> _Material provided_:
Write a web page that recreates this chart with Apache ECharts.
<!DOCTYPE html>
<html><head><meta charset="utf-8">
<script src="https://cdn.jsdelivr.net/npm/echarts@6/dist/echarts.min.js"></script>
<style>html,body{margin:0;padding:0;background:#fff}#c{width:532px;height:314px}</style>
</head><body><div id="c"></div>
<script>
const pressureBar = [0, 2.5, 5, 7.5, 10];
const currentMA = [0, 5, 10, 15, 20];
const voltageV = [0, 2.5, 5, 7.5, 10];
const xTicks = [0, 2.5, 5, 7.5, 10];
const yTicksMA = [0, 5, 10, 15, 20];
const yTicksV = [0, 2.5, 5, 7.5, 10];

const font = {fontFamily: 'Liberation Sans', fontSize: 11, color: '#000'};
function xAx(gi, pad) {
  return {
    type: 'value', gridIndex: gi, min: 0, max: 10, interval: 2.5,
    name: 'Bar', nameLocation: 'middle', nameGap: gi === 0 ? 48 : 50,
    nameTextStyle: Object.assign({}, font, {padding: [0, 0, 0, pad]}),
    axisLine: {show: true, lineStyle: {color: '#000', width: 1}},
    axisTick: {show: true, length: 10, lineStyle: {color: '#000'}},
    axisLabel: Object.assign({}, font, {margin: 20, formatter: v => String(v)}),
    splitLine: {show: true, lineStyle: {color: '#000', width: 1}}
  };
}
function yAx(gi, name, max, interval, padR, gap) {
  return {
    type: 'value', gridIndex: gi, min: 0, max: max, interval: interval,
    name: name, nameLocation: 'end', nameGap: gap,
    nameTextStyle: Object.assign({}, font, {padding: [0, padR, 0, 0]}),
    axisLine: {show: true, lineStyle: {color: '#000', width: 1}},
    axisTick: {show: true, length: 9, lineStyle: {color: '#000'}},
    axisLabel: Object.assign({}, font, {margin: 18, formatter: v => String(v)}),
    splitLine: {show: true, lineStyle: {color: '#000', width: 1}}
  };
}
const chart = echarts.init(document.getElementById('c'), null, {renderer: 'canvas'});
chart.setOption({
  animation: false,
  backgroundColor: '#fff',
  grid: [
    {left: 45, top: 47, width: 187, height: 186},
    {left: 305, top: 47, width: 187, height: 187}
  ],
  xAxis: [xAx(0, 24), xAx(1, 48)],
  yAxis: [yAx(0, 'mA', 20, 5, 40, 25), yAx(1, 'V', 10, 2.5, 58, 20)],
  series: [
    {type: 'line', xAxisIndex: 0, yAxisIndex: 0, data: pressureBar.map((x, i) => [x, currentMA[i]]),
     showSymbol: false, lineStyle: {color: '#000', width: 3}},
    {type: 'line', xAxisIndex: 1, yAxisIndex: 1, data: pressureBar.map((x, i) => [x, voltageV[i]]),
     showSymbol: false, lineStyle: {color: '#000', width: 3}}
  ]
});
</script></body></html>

--

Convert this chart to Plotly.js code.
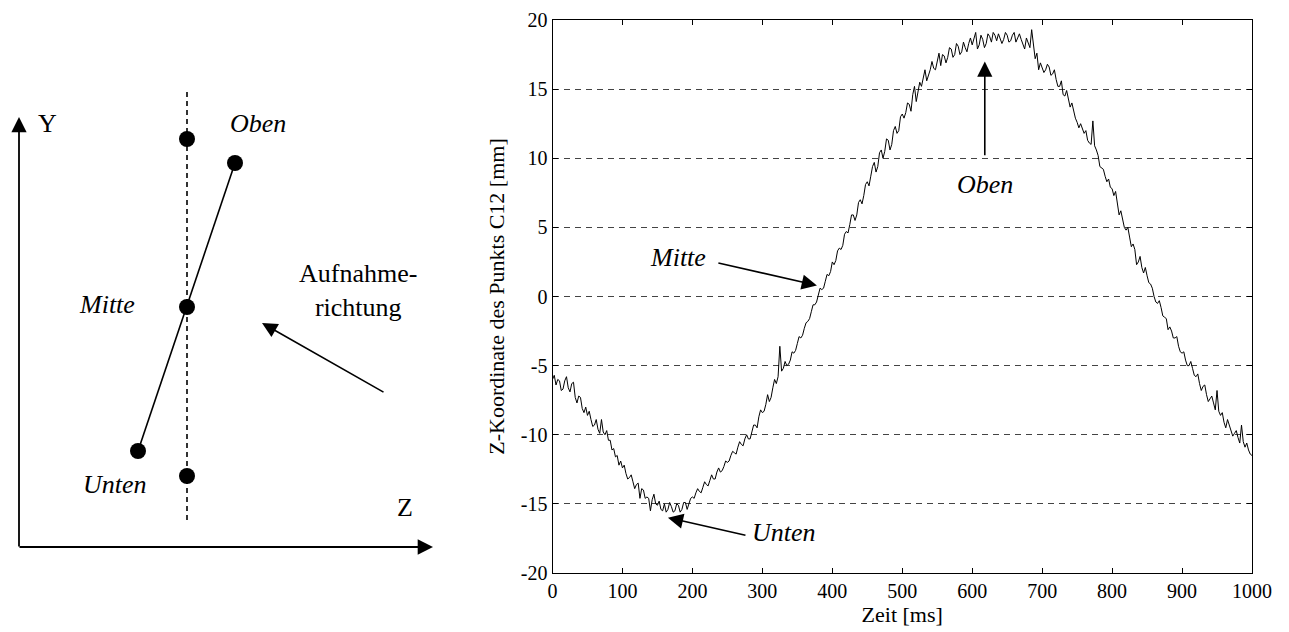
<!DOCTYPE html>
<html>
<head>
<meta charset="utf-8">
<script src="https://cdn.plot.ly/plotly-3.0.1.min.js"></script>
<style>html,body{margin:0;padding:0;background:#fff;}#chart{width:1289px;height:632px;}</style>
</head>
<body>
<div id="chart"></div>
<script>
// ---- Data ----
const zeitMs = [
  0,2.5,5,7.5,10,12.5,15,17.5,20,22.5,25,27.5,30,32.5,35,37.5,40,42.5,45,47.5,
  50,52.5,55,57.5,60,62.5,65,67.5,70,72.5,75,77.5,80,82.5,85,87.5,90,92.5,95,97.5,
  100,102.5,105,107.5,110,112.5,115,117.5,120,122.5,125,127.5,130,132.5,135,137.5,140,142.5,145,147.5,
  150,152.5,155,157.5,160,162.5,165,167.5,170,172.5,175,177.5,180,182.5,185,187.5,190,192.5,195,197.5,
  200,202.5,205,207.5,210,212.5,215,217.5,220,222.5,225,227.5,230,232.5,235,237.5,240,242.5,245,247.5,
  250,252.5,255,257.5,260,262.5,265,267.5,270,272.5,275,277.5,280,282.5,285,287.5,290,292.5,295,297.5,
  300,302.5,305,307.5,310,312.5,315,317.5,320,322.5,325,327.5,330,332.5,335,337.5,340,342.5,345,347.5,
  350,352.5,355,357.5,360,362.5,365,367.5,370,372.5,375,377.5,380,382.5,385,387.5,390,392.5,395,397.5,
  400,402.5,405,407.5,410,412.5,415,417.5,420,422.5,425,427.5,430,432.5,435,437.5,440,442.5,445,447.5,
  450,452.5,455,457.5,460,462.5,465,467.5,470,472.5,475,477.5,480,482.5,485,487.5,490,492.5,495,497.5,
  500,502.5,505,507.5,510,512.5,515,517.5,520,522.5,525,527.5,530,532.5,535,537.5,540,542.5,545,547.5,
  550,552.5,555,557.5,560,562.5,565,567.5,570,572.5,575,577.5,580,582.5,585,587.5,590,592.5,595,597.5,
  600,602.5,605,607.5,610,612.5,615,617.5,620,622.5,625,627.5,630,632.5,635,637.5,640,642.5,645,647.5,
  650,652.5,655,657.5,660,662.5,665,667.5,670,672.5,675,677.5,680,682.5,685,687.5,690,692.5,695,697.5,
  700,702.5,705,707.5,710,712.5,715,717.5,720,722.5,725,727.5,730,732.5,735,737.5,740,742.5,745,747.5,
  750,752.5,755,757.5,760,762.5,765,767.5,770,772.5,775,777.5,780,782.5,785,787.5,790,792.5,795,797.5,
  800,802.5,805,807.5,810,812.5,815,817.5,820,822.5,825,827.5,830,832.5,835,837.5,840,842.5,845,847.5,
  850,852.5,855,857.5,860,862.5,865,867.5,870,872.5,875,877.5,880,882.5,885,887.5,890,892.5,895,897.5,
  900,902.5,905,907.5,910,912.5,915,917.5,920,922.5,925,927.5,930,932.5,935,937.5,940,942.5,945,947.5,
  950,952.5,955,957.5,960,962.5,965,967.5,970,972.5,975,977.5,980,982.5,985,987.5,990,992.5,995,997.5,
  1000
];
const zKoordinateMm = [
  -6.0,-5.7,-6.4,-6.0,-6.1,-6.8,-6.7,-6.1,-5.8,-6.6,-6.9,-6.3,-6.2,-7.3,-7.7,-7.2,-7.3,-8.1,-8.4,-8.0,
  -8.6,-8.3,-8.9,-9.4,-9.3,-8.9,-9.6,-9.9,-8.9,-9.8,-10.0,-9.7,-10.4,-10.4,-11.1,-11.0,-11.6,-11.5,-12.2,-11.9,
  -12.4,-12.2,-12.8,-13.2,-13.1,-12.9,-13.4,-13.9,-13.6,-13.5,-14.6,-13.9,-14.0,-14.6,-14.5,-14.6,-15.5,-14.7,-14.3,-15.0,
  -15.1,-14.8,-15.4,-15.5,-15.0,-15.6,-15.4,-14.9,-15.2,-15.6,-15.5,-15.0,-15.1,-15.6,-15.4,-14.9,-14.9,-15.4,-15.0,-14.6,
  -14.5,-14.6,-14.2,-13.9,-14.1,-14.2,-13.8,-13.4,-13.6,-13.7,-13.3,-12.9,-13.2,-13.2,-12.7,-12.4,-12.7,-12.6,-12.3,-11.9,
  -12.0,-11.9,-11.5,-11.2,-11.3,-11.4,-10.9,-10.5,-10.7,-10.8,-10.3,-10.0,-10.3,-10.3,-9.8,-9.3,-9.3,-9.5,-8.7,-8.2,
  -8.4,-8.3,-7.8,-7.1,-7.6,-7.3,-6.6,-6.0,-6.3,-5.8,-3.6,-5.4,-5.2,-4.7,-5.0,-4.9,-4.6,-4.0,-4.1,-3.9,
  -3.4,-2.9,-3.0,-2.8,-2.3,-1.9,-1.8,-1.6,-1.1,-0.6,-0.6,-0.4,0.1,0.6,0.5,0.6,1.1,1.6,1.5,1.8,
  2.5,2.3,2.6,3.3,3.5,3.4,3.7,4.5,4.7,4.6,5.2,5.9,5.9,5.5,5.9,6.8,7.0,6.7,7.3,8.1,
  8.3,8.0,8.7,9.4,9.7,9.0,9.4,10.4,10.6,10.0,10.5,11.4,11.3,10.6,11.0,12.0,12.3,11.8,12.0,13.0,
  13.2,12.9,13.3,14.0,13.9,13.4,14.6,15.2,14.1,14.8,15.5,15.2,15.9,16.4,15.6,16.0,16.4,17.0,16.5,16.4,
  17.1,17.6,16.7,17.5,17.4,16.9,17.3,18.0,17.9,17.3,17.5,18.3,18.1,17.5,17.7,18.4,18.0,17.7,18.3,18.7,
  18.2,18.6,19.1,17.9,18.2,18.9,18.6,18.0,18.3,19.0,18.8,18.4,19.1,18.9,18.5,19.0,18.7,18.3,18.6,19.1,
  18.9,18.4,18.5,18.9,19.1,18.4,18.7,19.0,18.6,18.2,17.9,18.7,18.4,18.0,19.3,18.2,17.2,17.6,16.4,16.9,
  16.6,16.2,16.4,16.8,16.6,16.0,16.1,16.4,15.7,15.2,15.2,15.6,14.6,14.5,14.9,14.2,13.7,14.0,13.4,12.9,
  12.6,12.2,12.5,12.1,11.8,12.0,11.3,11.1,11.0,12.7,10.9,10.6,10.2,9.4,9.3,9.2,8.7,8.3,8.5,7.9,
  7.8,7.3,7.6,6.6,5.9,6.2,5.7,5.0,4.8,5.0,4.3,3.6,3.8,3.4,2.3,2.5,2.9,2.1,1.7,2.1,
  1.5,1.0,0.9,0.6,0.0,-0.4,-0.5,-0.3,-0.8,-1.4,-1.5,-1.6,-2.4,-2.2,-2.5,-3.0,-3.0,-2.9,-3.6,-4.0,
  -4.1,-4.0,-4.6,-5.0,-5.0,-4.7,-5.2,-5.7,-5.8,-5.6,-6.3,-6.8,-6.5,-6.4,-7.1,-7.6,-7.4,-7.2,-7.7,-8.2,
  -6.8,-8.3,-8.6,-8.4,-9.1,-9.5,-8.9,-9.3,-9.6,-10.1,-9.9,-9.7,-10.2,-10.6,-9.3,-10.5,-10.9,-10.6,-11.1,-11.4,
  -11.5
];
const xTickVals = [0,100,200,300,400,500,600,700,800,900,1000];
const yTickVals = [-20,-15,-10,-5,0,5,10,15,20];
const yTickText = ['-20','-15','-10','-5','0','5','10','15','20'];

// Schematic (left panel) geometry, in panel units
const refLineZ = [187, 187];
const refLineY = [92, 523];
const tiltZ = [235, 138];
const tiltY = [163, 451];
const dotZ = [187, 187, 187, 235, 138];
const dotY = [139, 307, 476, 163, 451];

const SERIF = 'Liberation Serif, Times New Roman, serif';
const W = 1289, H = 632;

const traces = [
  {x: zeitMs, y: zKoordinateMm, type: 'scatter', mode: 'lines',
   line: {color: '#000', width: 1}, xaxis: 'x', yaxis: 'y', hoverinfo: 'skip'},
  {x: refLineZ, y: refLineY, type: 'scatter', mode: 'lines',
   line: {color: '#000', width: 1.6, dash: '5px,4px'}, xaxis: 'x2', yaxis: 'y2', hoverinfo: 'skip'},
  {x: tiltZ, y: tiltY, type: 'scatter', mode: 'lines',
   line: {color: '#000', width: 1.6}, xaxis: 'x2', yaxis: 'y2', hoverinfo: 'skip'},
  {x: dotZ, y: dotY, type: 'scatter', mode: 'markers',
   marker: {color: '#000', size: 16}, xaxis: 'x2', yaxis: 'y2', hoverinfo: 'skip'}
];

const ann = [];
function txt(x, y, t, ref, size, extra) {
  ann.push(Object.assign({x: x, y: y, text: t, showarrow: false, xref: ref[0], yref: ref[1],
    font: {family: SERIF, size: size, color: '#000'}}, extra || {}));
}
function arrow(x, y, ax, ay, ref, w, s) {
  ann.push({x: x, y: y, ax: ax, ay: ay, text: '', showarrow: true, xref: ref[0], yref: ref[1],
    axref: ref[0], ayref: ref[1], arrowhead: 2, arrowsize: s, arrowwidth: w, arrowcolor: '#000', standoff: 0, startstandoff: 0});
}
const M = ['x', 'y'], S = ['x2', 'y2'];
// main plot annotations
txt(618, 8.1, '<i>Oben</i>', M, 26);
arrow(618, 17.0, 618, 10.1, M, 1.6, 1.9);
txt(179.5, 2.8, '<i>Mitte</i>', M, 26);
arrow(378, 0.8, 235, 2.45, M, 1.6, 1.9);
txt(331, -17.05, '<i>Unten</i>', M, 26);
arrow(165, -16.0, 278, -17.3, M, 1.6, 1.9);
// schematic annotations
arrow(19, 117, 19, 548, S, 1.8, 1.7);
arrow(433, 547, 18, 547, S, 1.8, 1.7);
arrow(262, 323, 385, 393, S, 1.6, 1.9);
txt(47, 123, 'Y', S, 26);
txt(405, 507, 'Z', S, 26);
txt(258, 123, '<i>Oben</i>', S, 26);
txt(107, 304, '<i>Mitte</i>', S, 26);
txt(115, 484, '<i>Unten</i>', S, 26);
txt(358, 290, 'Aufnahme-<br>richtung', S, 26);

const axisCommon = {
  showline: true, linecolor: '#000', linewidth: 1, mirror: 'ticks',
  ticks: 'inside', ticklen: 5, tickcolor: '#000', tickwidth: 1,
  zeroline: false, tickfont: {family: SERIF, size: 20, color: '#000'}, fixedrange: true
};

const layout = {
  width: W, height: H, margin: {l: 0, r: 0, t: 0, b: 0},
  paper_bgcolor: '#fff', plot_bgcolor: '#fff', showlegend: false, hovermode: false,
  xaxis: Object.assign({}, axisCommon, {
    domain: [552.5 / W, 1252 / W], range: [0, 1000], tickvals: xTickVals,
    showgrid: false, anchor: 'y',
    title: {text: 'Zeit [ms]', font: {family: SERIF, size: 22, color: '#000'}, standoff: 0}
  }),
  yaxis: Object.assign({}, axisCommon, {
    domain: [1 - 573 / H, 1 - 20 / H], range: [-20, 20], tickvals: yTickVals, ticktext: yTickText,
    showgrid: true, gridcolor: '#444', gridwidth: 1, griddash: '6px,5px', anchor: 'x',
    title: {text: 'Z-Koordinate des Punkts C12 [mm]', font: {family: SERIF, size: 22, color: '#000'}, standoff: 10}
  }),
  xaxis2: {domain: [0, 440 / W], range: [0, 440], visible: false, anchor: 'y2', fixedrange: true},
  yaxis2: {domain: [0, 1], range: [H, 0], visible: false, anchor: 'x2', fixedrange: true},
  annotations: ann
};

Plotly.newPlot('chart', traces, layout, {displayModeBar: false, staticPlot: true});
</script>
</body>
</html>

> _Task objective_: The lines to extract from the data above begin with the line containing "Write a web" and end with the line containing "const yTicksV = [0, 2.5, 5, 7.5, 10];". Extract them exactly, including both.

> _Final result_:
Write a web page that recreates this chart with Apache ECharts.
<!DOCTYPE html>
<html><head><meta charset="utf-8">
<script src="https://cdn.jsdelivr.net/npm/echarts@6/dist/echarts.min.js"></script>
<style>html,body{margin:0;padding:0;background:#fff}#c{width:532px;height:314px}</style>
</head><body><div id="c"></div>
<script>
const pressureBar = [0, 2.5, 5, 7.5, 10];
const currentMA = [0, 5, 10, 15, 20];
const voltageV = [0, 2.5, 5, 7.5, 10];
const xTicks = [0, 2.5, 5, 7.5, 10];
const yTicksMA = [0, 5, 10, 15, 20];
const yTicksV = [0, 2.5, 5, 7.5, 10];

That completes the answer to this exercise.